§ **TASK DIRECTIONS**
Each line below either holds the string "this" or doesn't. Count those that do and give only the number.

§ **DATA LINES**
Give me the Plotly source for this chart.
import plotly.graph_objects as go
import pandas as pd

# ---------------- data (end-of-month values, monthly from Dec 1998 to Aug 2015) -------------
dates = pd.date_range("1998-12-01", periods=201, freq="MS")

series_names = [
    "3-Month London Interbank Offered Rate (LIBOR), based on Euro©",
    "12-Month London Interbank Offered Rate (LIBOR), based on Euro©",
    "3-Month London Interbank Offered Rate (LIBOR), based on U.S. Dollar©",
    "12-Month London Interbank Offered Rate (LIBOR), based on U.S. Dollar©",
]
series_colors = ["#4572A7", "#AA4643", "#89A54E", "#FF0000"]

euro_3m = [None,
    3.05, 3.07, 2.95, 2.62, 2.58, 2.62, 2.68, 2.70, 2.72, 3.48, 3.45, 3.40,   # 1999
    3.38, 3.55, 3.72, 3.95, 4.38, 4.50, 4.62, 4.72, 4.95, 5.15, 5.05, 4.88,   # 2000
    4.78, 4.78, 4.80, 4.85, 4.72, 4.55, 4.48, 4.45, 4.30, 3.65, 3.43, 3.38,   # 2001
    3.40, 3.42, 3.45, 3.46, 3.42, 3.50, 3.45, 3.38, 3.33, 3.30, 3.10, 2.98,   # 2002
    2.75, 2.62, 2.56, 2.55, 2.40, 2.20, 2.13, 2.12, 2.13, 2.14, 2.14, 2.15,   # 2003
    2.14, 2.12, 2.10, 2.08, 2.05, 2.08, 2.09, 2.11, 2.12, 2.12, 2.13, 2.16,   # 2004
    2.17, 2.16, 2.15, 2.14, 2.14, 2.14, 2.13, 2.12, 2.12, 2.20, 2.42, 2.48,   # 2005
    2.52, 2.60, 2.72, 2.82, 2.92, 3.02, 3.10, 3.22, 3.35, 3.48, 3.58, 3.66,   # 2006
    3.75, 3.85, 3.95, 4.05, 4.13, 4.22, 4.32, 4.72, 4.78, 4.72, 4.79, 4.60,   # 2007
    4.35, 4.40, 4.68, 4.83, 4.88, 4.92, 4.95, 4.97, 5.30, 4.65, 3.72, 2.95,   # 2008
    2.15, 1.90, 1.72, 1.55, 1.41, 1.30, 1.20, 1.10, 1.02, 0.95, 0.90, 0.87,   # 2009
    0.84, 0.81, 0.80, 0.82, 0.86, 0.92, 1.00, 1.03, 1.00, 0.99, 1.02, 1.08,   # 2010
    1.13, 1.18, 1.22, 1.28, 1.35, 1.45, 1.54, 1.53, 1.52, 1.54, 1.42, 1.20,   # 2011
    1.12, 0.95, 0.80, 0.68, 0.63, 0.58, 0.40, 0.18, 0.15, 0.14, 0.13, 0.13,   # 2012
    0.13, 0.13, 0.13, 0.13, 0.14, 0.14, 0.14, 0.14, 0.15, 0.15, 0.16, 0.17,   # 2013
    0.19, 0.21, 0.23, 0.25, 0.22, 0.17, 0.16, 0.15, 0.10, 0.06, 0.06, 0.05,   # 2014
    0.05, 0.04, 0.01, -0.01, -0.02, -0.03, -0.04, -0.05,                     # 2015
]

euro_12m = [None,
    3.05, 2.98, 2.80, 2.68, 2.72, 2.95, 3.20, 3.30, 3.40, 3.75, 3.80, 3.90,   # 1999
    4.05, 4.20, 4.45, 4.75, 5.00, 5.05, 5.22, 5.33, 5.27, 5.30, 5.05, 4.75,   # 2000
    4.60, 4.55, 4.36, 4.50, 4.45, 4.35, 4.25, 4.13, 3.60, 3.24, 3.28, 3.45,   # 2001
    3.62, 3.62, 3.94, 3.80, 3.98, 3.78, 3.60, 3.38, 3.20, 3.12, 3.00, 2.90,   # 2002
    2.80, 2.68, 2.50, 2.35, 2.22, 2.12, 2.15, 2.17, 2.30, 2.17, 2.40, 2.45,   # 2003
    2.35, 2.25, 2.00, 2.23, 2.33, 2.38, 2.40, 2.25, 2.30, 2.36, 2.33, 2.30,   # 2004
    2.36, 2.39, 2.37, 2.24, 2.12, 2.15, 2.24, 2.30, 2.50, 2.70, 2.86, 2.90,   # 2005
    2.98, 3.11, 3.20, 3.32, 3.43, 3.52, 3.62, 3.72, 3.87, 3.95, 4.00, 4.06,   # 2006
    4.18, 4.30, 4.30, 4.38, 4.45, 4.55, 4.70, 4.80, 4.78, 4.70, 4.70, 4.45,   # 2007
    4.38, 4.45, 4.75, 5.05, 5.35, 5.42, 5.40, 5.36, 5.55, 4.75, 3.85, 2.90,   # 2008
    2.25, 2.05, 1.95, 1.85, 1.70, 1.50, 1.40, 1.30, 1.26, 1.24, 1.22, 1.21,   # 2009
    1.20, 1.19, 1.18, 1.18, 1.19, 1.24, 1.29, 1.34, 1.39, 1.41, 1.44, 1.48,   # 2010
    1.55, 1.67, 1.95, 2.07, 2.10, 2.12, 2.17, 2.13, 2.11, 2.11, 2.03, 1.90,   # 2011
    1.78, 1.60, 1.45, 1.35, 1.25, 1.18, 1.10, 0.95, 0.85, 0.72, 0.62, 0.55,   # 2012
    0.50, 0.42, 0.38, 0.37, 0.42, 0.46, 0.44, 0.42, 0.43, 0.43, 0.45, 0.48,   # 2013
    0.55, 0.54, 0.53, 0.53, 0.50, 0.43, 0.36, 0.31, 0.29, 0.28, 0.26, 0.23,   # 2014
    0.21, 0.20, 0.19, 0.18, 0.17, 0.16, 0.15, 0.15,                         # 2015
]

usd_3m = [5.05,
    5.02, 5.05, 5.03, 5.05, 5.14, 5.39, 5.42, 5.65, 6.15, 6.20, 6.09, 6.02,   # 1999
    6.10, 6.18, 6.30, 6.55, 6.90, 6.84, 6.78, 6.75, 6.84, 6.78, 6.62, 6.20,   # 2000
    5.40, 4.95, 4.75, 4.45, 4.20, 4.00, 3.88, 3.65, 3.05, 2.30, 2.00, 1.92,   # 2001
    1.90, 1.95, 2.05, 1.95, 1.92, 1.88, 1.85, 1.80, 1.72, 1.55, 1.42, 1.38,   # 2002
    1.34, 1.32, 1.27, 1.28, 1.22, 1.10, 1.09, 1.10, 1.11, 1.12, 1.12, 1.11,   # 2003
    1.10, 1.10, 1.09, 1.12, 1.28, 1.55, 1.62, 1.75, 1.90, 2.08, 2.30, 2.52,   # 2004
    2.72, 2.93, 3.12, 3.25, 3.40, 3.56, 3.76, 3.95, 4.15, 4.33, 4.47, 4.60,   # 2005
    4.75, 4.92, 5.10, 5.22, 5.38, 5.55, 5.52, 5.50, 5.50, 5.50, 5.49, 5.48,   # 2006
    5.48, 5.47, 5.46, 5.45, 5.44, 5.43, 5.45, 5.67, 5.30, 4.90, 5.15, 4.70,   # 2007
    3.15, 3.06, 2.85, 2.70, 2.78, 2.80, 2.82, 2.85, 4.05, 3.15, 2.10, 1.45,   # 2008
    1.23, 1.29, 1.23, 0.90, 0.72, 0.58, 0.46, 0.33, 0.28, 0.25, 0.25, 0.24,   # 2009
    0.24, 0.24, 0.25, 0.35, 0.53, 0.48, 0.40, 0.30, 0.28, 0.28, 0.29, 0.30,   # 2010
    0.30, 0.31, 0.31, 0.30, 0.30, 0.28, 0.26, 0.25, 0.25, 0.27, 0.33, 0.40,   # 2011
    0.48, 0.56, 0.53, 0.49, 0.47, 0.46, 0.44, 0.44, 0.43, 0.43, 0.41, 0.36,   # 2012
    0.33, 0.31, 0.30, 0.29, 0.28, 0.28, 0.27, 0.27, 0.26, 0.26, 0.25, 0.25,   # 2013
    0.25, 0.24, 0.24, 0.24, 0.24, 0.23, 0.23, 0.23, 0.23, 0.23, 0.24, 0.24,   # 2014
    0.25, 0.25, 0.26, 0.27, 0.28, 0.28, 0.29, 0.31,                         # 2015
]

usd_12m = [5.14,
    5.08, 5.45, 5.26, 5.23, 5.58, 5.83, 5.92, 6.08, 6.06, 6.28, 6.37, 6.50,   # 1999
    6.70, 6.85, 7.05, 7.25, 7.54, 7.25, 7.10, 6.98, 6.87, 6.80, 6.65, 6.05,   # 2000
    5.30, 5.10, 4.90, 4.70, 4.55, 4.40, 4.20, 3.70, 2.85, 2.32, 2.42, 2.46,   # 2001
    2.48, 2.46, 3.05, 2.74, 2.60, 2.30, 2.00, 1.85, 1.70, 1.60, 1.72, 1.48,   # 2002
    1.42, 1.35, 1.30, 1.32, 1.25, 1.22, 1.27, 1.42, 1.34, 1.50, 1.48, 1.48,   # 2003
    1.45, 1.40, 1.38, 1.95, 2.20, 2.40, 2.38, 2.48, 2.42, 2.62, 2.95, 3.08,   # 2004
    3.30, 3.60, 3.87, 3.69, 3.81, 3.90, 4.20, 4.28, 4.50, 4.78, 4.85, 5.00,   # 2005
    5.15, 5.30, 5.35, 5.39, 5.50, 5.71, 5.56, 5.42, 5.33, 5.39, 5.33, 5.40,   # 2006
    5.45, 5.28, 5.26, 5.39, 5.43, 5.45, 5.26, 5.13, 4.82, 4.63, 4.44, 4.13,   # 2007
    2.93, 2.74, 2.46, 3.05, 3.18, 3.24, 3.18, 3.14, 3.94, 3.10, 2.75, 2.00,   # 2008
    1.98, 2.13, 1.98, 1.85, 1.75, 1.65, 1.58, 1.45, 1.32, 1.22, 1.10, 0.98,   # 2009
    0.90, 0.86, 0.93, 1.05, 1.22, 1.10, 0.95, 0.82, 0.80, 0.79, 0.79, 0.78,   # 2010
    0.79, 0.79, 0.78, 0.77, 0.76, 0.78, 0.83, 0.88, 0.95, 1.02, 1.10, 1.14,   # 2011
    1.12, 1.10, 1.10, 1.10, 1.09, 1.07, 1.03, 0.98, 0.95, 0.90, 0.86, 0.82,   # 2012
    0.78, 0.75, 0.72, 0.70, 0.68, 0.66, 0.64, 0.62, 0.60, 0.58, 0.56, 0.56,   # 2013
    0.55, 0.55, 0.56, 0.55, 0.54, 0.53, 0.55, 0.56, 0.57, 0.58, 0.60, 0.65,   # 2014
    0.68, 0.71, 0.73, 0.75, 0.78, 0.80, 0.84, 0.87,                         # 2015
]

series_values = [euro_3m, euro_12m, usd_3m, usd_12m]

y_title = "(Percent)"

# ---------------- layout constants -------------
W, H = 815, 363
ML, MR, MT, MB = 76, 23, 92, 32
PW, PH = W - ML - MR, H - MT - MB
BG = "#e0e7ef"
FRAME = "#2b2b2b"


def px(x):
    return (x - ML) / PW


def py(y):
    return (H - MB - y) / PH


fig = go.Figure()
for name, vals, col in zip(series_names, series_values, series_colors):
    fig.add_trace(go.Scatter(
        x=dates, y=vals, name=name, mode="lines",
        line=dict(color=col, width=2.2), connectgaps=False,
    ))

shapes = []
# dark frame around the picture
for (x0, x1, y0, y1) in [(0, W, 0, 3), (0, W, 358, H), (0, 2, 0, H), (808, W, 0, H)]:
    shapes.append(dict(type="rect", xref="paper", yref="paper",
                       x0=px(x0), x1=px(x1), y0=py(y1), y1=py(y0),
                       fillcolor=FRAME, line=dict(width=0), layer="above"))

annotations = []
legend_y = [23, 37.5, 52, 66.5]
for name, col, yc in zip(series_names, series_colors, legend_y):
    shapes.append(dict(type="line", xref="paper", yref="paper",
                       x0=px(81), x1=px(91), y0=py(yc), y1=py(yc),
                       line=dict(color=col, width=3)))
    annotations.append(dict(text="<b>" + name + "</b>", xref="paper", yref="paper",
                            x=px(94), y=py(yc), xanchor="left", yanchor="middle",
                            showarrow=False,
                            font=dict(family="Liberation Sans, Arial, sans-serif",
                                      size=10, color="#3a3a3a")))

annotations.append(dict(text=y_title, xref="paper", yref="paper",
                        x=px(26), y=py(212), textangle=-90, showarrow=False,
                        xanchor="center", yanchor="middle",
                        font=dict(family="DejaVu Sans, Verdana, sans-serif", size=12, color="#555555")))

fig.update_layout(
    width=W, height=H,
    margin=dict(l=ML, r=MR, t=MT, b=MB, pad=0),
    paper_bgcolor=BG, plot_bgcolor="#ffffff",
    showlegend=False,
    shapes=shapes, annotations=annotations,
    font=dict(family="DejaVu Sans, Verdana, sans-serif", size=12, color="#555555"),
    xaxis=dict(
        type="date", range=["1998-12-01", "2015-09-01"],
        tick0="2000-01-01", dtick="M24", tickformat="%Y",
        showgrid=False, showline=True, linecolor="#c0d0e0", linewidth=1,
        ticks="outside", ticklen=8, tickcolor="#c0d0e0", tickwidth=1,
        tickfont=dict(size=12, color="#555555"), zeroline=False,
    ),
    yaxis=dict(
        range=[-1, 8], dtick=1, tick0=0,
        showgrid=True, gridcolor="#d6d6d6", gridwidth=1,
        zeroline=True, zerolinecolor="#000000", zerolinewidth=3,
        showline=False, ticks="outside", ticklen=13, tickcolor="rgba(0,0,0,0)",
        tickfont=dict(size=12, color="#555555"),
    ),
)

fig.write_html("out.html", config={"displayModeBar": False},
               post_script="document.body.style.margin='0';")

---

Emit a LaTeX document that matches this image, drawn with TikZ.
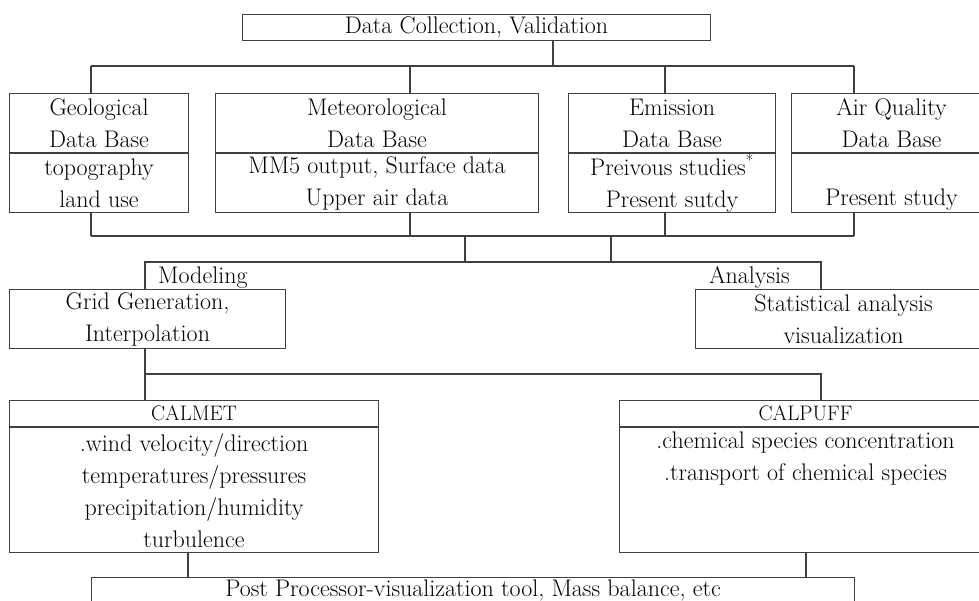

==

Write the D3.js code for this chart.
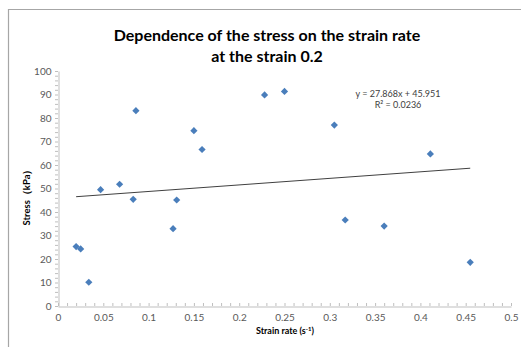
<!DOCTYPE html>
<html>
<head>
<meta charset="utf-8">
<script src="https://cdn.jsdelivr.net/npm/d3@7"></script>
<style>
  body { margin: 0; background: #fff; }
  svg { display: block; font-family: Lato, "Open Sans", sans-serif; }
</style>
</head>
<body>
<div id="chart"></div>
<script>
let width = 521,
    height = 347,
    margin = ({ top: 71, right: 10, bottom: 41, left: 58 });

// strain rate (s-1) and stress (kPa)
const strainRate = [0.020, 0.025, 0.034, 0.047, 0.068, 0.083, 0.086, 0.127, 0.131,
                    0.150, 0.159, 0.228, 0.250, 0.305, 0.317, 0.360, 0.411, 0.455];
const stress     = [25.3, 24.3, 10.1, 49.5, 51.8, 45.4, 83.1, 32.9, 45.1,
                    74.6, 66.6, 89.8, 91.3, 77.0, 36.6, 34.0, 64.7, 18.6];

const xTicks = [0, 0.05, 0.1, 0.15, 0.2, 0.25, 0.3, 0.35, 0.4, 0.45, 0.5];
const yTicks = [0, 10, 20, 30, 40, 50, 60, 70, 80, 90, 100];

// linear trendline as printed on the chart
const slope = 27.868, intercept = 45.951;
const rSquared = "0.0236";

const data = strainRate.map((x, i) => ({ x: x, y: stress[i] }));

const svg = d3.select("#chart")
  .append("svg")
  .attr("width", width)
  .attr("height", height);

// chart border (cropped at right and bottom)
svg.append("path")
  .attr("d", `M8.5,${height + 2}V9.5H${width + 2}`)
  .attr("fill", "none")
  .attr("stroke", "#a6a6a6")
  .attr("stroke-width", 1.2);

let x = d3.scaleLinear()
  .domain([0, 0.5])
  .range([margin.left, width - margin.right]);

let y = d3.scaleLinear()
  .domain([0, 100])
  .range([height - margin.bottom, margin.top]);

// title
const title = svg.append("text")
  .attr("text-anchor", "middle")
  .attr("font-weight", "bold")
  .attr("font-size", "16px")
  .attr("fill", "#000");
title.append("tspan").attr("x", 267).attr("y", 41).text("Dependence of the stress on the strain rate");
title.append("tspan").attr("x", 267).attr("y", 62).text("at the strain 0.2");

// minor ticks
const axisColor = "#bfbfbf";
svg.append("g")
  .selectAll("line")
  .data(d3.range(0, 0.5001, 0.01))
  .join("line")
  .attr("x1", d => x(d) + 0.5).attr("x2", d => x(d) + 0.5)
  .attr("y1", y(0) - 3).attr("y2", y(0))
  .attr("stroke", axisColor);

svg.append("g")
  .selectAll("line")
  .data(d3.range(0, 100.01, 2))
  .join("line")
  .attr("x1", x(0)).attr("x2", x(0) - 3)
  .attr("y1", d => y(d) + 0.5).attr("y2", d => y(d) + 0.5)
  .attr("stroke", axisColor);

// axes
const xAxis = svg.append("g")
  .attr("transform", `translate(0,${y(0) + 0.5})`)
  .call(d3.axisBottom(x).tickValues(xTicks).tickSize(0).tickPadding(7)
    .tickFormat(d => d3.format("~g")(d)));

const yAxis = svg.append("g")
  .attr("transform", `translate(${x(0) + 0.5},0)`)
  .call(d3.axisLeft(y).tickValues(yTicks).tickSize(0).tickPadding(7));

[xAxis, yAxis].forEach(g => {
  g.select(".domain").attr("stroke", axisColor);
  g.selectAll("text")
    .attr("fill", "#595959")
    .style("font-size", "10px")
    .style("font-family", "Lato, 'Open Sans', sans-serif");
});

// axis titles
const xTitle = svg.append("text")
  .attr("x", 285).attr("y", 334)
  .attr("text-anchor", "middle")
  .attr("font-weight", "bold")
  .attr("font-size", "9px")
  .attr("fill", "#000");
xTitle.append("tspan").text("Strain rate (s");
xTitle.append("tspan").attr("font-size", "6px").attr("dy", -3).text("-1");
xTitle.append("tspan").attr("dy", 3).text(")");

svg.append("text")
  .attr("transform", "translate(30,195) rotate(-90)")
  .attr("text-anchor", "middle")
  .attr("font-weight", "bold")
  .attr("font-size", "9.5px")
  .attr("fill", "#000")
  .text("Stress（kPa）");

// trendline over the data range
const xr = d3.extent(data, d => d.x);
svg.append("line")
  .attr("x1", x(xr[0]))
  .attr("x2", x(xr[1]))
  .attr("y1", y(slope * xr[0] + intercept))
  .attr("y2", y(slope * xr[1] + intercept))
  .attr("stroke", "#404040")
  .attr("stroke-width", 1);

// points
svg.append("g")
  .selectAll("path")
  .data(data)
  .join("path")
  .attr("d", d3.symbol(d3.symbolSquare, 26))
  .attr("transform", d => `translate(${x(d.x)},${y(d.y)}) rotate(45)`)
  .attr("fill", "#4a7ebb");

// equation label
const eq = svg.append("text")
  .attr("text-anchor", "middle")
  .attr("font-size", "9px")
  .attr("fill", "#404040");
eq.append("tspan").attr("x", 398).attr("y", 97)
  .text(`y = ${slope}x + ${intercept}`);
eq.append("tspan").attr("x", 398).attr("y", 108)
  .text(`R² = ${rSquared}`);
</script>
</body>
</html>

§ **RESPONSE TO THE EXERCISE**
3